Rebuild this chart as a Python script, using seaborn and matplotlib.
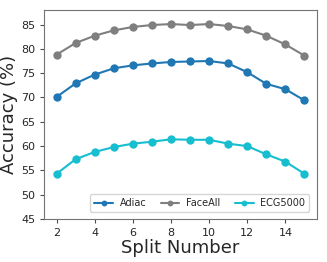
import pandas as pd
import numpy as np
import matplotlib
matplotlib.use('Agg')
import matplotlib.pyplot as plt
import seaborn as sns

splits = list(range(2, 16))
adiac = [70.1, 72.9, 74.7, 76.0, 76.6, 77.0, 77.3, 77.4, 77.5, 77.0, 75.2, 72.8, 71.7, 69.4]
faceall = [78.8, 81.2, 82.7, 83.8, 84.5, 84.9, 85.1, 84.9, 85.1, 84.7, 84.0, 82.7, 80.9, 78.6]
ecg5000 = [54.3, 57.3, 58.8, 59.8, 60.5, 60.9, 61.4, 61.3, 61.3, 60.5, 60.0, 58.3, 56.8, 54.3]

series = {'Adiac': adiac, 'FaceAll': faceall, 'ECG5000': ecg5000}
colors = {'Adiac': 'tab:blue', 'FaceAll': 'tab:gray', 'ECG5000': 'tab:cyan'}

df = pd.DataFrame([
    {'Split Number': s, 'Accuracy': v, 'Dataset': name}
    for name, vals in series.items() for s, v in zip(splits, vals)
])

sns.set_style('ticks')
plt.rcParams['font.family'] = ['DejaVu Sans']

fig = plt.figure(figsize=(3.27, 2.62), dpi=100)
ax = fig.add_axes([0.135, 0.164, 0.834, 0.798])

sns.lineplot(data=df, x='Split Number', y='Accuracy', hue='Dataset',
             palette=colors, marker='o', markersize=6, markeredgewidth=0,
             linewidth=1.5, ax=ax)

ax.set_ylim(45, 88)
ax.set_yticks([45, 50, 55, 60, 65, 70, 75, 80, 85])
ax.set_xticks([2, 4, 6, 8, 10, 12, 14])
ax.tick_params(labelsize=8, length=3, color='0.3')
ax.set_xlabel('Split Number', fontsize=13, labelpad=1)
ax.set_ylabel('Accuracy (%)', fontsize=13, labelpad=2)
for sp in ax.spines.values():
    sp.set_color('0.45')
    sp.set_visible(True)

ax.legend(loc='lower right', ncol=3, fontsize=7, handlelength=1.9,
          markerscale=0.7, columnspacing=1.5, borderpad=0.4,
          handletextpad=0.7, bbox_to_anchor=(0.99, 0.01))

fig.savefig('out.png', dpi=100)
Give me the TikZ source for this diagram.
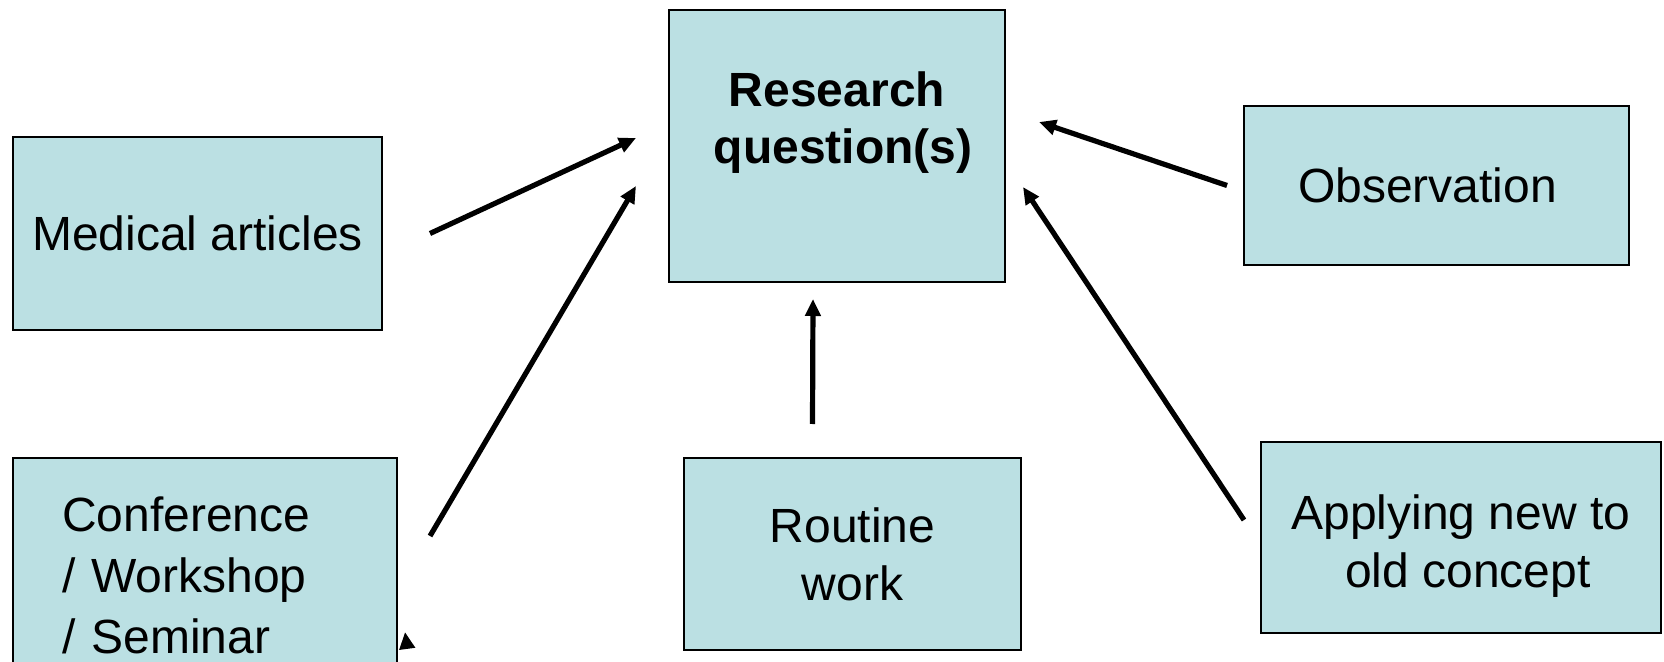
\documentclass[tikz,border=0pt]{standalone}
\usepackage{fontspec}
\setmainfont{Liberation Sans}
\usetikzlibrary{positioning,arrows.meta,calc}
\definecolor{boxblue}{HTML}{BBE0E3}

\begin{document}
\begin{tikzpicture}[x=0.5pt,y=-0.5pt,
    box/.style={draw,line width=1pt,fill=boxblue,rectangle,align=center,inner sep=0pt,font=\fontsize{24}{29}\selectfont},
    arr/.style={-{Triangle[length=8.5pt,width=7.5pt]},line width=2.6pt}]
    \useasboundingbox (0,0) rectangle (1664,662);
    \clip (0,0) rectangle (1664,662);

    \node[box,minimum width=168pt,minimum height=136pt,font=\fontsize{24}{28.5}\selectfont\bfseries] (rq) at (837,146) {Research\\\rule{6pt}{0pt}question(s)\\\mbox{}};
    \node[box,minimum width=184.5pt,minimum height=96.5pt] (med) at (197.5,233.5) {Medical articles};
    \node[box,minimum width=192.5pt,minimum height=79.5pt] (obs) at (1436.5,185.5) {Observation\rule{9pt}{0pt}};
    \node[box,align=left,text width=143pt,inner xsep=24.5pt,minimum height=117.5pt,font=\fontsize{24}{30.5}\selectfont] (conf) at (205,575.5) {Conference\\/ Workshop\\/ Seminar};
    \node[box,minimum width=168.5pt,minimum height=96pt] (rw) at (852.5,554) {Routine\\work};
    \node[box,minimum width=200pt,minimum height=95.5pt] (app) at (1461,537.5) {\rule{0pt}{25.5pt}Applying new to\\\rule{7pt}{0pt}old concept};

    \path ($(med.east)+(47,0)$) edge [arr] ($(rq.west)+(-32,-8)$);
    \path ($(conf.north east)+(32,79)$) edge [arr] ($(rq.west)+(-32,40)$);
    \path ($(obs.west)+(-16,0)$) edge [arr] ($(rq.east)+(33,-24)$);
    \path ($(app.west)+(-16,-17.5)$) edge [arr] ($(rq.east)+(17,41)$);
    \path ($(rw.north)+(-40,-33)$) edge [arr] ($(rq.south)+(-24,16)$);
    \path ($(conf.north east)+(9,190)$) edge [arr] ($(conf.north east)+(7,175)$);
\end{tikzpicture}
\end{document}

* * *

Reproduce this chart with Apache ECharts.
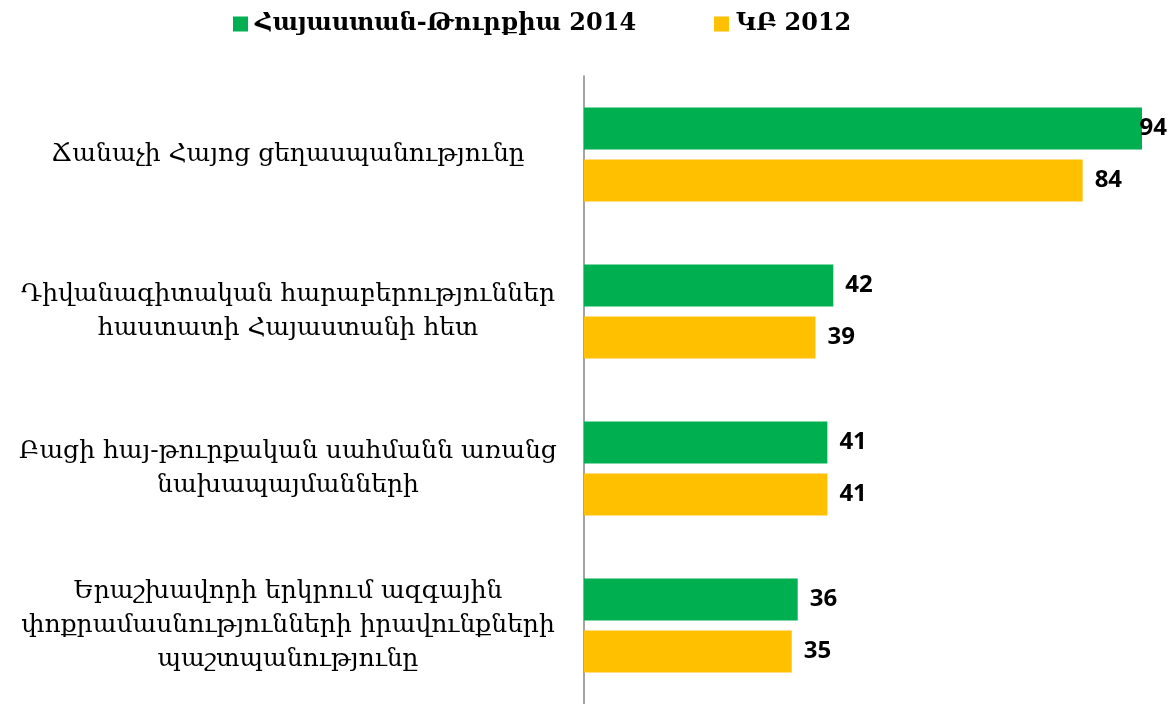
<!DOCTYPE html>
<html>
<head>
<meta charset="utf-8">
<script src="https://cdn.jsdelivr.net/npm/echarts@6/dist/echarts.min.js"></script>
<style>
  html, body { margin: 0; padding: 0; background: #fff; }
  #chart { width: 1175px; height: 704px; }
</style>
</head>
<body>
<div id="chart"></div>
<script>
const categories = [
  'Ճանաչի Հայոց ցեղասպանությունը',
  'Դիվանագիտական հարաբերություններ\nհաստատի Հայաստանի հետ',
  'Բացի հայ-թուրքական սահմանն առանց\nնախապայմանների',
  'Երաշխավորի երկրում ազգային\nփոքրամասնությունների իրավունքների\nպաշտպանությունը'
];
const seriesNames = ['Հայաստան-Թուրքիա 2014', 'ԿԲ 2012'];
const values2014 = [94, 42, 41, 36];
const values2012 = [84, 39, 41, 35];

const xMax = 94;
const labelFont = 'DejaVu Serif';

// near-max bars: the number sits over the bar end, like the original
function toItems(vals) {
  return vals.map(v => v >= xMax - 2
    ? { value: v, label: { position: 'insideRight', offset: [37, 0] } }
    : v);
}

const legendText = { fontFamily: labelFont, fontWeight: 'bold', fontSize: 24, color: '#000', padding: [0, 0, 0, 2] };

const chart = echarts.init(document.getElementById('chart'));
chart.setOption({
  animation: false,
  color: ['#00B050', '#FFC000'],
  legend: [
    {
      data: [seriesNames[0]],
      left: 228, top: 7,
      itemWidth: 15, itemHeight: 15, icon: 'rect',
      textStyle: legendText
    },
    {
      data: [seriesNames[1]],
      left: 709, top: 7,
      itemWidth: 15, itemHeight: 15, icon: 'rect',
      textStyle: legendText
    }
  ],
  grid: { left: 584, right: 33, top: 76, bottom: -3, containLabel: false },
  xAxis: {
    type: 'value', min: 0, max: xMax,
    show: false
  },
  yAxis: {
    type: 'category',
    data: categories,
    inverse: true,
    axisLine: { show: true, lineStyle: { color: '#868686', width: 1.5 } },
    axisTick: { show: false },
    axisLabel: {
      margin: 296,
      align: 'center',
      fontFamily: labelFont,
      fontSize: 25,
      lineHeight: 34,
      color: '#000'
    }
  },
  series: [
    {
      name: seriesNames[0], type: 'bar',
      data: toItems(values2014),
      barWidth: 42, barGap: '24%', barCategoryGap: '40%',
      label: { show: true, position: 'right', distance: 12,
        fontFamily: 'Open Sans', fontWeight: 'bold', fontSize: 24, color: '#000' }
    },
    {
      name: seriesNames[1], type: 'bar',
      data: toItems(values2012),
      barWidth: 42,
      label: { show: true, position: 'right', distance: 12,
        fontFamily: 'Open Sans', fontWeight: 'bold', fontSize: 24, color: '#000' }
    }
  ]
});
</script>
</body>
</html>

## What to produce
Pictures should be left out. Retype only the run of lines from the line containing "Rebuild this chart" to the line containing "sp.set_visible(True)", inclusive.

## Result of this exercise
Rebuild this chart as a Python script, using seaborn and matplotlib.
import pandas as pd
import numpy as np
import matplotlib
matplotlib.use('Agg')
import matplotlib.pyplot as plt
import seaborn as sns

splits = list(range(2, 16))
adiac = [70.1, 72.9, 74.7, 76.0, 76.6, 77.0, 77.3, 77.4, 77.5, 77.0, 75.2, 72.8, 71.7, 69.4]
faceall = [78.8, 81.2, 82.7, 83.8, 84.5, 84.9, 85.1, 84.9, 85.1, 84.7, 84.0, 82.7, 80.9, 78.6]
ecg5000 = [54.3, 57.3, 58.8, 59.8, 60.5, 60.9, 61.4, 61.3, 61.3, 60.5, 60.0, 58.3, 56.8, 54.3]

series = {'Adiac': adiac, 'FaceAll': faceall, 'ECG5000': ecg5000}
colors = {'Adiac': 'tab:blue', 'FaceAll': 'tab:gray', 'ECG5000': 'tab:cyan'}

df = pd.DataFrame([
    {'Split Number': s, 'Accuracy': v, 'Dataset': name}
    for name, vals in series.items() for s, v in zip(splits, vals)
])

sns.set_style('ticks')
plt.rcParams['font.family'] = ['DejaVu Sans']

fig = plt.figure(figsize=(3.27, 2.62), dpi=100)
ax = fig.add_axes([0.135, 0.164, 0.834, 0.798])

sns.lineplot(data=df, x='Split Number', y='Accuracy', hue='Dataset',
             palette=colors, marker='o', markersize=6, markeredgewidth=0,
             linewidth=1.5, ax=ax)

ax.set_ylim(45, 88)
ax.set_yticks([45, 50, 55, 60, 65, 70, 75, 80, 85])
ax.set_xticks([2, 4, 6, 8, 10, 12, 14])
ax.tick_params(labelsize=8, length=3, color='0.3')
ax.set_xlabel('Split Number', fontsize=13, labelpad=1)
ax.set_ylabel('Accuracy (%)', fontsize=13, labelpad=2)
for sp in ax.spines.values():
    sp.set_color('0.45')
    sp.set_visible(True)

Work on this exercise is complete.